How They are Recycled and What Happens to the Components
As technology advances, people tend to upgrade their electronic devices frequently. Consequently, older devices like phones, laptops, and TVs become obsolete and are discarded. However, what happens to these electronic devices after disposal? Electronic waste (e-waste) is a global problem that poses a significant environmental hazard. Recycling is one of the ways to minimize the impact of e-waste on the environment. In this blog post, we will delve into the process of recycling old electronics and what happens to the components.
The Process of Recycling Old Electronics
The recycling process of old electronics involves different stages. Here are the steps:
Collection and Transportation: The first stage involves collecting electronic waste and transporting it to a recycling facility. The collected e-waste can come from households, businesses, or government organizations.
Sorting: The second stage involves sorting the e-waste. The sorting process is necessary to identify the type of electronics, as each device has different components that require different recycling methods. Additionally, the sorting process helps to separate hazardous materials from non-hazardous materials.
Dismantling: After sorting, the e-waste is dismantled. Dismantling involves removing the external casing of the device and separating the internal components. The components are then sorted into different categories, such as metals, plastics, and circuit boards.
Processing: The dismantled components undergo different processing methods. For instance, the circuit boards undergo smelting to extract valuable metals like gold and silver. The metals are then purified, and the impurities are removed. The plastics undergo shredding and washing to remove impurities and contaminants.
What Happens to the Components?
After processing, the components undergo different recycling methods. Here are some examples:
Metals: The extracted metals undergo refining to remove any remaining impurities. The metals are then melted and formed into ingots or bars. These ingots or bars are then used to make new electronic devices, car parts, or other metal products.
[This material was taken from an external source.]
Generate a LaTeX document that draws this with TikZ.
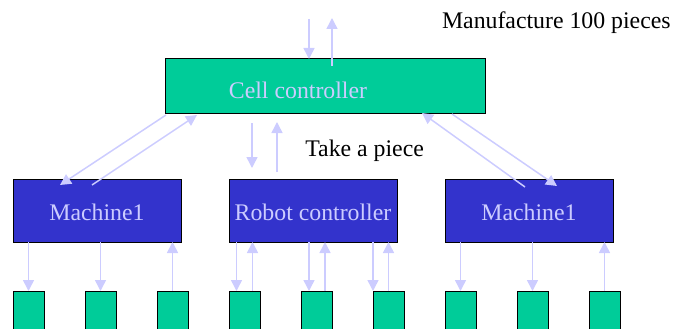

Plastics: The recycled plastics can be used to make new products, such as phone cases, toys, and other plastic products. However, it’s essential to note that some plastics contain hazardous chemicals, making them unsuitable for recycling. These plastics require specialized recycling methods.
Circuit Boards: Circuit boards contain valuable metals like gold, silver, and copper. These metals can be extracted through smelting, refining, and other processes. The extracted metals can then be used to manufacture new electronic components.
The Importance of Recycling Old Electronics
Recycling old electronics is crucial for several reasons:
Environmental Benefits: Electronic waste contains hazardous materials like lead, mercury, and cadmium. These materials pose a significant risk to the environment and human health. Recycling e-waste reduces the risk of environmental pollution and minimizes the extraction of new raw materials, conserving natural resources.
Economic Benefits: Recycling e-waste creates job opportunities and generates revenue. Additionally, recycling e-waste reduces the cost of manufacturing new electronic devices, making it more affordable for consumers.
Recycling old electronics is crucial for preserving the environment, conserving natural resources, and promoting sustainable economic growth. The recycling process involves different stages, including collection, sorting, dismantling, and processing. The components are then recycled into new products, reducing the need for new raw materials. Recycling e-waste requires the collaboration of individuals, governments, and organizations. By working together, we can minimize the impact of e-waste on the environment and create a more sustainable future.